Stored data -
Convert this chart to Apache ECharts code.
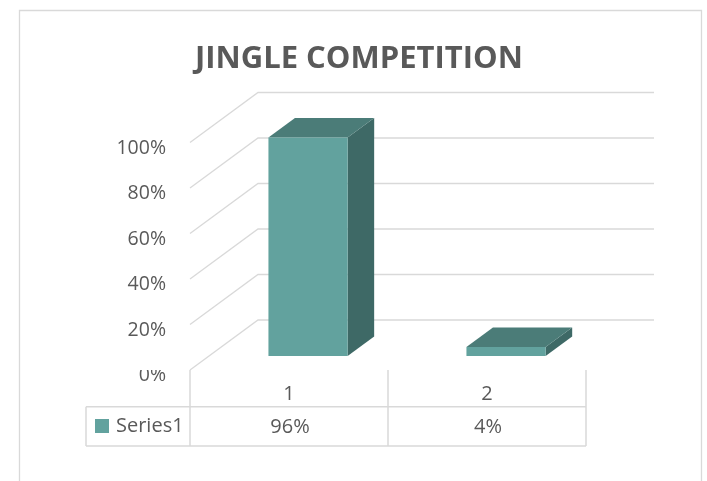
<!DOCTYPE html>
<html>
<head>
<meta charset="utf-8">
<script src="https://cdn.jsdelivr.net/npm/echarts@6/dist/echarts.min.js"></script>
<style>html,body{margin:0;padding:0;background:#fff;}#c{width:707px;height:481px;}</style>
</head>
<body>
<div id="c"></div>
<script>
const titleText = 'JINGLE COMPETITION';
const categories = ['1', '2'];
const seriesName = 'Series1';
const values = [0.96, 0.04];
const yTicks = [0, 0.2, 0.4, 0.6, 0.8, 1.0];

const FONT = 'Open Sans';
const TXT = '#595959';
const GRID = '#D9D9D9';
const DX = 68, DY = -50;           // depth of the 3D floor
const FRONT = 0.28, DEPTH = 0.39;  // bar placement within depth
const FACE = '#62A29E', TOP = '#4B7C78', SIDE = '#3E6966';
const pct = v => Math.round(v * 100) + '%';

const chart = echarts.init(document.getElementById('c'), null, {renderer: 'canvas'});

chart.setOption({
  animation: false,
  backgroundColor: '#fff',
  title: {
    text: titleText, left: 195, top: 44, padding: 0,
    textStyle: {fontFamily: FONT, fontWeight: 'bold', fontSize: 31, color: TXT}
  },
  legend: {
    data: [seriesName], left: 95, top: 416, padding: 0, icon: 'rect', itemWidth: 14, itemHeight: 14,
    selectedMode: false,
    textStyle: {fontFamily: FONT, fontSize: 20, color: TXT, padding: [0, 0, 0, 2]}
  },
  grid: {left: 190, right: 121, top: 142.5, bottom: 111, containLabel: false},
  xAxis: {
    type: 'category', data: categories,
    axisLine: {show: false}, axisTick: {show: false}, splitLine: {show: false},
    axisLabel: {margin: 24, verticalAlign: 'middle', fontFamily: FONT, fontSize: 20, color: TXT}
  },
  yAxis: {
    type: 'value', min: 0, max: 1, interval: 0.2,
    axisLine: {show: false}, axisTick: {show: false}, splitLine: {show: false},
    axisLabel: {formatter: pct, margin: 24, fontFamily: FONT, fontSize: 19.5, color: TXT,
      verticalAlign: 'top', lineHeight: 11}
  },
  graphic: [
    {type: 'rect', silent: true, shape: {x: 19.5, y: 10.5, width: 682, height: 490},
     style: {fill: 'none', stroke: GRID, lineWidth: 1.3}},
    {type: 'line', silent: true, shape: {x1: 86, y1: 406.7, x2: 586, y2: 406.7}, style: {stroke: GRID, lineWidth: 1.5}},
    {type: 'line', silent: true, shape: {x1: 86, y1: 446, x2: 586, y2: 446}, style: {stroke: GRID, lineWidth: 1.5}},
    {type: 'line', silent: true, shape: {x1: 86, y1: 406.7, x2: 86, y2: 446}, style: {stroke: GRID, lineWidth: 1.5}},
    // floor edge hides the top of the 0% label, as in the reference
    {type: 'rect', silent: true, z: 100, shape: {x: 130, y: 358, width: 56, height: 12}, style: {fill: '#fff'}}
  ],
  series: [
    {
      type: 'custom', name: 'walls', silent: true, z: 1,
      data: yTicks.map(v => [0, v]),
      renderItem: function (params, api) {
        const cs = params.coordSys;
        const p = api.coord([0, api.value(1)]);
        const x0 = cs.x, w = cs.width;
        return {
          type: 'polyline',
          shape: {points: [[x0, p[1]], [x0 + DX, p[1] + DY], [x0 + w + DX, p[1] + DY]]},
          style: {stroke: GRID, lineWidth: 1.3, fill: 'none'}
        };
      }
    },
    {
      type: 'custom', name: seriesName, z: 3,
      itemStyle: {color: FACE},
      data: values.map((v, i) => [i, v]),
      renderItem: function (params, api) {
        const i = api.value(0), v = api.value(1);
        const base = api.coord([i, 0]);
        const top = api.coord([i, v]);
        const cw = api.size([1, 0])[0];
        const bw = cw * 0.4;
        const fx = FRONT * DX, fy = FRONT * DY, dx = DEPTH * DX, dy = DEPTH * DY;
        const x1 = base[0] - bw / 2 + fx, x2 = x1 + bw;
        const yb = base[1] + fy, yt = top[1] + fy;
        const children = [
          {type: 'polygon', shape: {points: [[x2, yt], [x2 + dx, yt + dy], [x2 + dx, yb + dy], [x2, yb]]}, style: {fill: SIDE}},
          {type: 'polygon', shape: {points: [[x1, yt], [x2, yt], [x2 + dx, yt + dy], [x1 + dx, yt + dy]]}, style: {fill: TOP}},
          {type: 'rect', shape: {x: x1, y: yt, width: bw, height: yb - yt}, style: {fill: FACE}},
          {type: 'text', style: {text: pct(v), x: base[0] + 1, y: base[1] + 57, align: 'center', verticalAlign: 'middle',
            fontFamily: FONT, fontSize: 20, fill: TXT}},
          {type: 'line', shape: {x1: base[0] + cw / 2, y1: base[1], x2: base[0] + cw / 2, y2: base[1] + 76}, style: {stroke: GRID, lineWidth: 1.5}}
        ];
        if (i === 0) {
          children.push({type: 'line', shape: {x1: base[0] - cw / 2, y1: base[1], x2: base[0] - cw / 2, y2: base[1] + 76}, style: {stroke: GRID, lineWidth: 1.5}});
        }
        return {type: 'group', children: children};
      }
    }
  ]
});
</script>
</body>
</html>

What is expected -
Copy the listing exactly. Any image in it stays out of the copy.

Answer to the problem -
Convert this chart to Apache ECharts code.
<!DOCTYPE html>
<html>
<head>
<meta charset="utf-8">
<script src="https://cdn.jsdelivr.net/npm/echarts@6/dist/echarts.min.js"></script>
<style>html,body{margin:0;padding:0;background:#fff;}#c{width:707px;height:481px;}</style>
</head>
<body>
<div id="c"></div>
<script>
const titleText = 'JINGLE COMPETITION';
const categories = ['1', '2'];
const seriesName = 'Series1';
const values = [0.96, 0.04];
const yTicks = [0, 0.2, 0.4, 0.6, 0.8, 1.0];

const FONT = 'Open Sans';
const TXT = '#595959';
const GRID = '#D9D9D9';
const DX = 68, DY = -50;           // depth of the 3D floor
const FRONT = 0.28, DEPTH = 0.39;  // bar placement within depth
const FACE = '#62A29E', TOP = '#4B7C78', SIDE = '#3E6966';
const pct = v => Math.round(v * 100) + '%';

const chart = echarts.init(document.getElementById('c'), null, {renderer: 'canvas'});

chart.setOption({
  animation: false,
  backgroundColor: '#fff',
  title: {
    text: titleText, left: 195, top: 44, padding: 0,
    textStyle: {fontFamily: FONT, fontWeight: 'bold', fontSize: 31, color: TXT}
  },
  legend: {
    data: [seriesName], left: 95, top: 416, padding: 0, icon: 'rect', itemWidth: 14, itemHeight: 14,
    selectedMode: false,
    textStyle: {fontFamily: FONT, fontSize: 20, color: TXT, padding: [0, 0, 0, 2]}
  },
  grid: {left: 190, right: 121, top: 142.5, bottom: 111, containLabel: false},
  xAxis: {
    type: 'category', data: categories,
    axisLine: {show: false}, axisTick: {show: false}, splitLine: {show: false},
    axisLabel: {margin: 24, verticalAlign: 'middle', fontFamily: FONT, fontSize: 20, color: TXT}
  },
  yAxis: {
    type: 'value', min: 0, max: 1, interval: 0.2,
    axisLine: {show: false}, axisTick: {show: false}, splitLine: {show: false},
    axisLabel: {formatter: pct, margin: 24, fontFamily: FONT, fontSize: 19.5, color: TXT,
      verticalAlign: 'top', lineHeight: 11}
  },
  graphic: [
    {type: 'rect', silent: true, shape: {x: 19.5, y: 10.5, width: 682, height: 490},
     style: {fill: 'none', stroke: GRID, lineWidth: 1.3}},
    {type: 'line', silent: true, shape: {x1: 86, y1: 406.7, x2: 586, y2: 406.7}, style: {stroke: GRID, lineWidth: 1.5}},
    {type: 'line', silent: true, shape: {x1: 86, y1: 446, x2: 586, y2: 446}, style: {stroke: GRID, lineWidth: 1.5}},
    {type: 'line', silent: true, shape: {x1: 86, y1: 406.7, x2: 86, y2: 446}, style: {stroke: GRID, lineWidth: 1.5}},
    // floor edge hides the top of the 0% label, as in the reference
    {type: 'rect', silent: true, z: 100, shape: {x: 130, y: 358, width: 56, height: 12}, style: {fill: '#fff'}}
  ],
  series: [
    {
      type: 'custom', name: 'walls', silent: true, z: 1,
      data: yTicks.map(v => [0, v]),
      renderItem: function (params, api) {
        const cs = params.coordSys;
        const p = api.coord([0, api.value(1)]);
        const x0 = cs.x, w = cs.width;
        return {
          type: 'polyline',
          shape: {points: [[x0, p[1]], [x0 + DX, p[1] + DY], [x0 + w + DX, p[1] + DY]]},
          style: {stroke: GRID, lineWidth: 1.3, fill: 'none'}
        };
      }
    },
    {
      type: 'custom', name: seriesName, z: 3,
      itemStyle: {color: FACE},
      data: values.map((v, i) => [i, v]),
      renderItem: function (params, api) {
        const i = api.value(0), v = api.value(1);
        const base = api.coord([i, 0]);
        const top = api.coord([i, v]);
        const cw = api.size([1, 0])[0];
        const bw = cw * 0.4;
        const fx = FRONT * DX, fy = FRONT * DY, dx = DEPTH * DX, dy = DEPTH * DY;
        const x1 = base[0] - bw / 2 + fx, x2 = x1 + bw;
        const yb = base[1] + fy, yt = top[1] + fy;
        const children = [
          {type: 'polygon', shape: {points: [[x2, yt], [x2 + dx, yt + dy], [x2 + dx, yb + dy], [x2, yb]]}, style: {fill: SIDE}},
          {type: 'polygon', shape: {points: [[x1, yt], [x2, yt], [x2 + dx, yt + dy], [x1 + dx, yt + dy]]}, style: {fill: TOP}},
          {type: 'rect', shape: {x: x1, y: yt, width: bw, height: yb - yt}, style: {fill: FACE}},
          {type: 'text', style: {text: pct(v), x: base[0] + 1, y: base[1] + 57, align: 'center', verticalAlign: 'middle',
            fontFamily: FONT, fontSize: 20, fill: TXT}},
          {type: 'line', shape: {x1: base[0] + cw / 2, y1: base[1], x2: base[0] + cw / 2, y2: base[1] + 76}, style: {stroke: GRID, lineWidth: 1.5}}
        ];
        if (i === 0) {
          children.push({type: 'line', shape: {x1: base[0] - cw / 2, y1: base[1], x2: base[0] - cw / 2, y2: base[1] + 76}, style: {stroke: GRID, lineWidth: 1.5}});
        }
        return {type: 'group', children: children};
      }
    }
  ]
});
</script>
</body>
</html>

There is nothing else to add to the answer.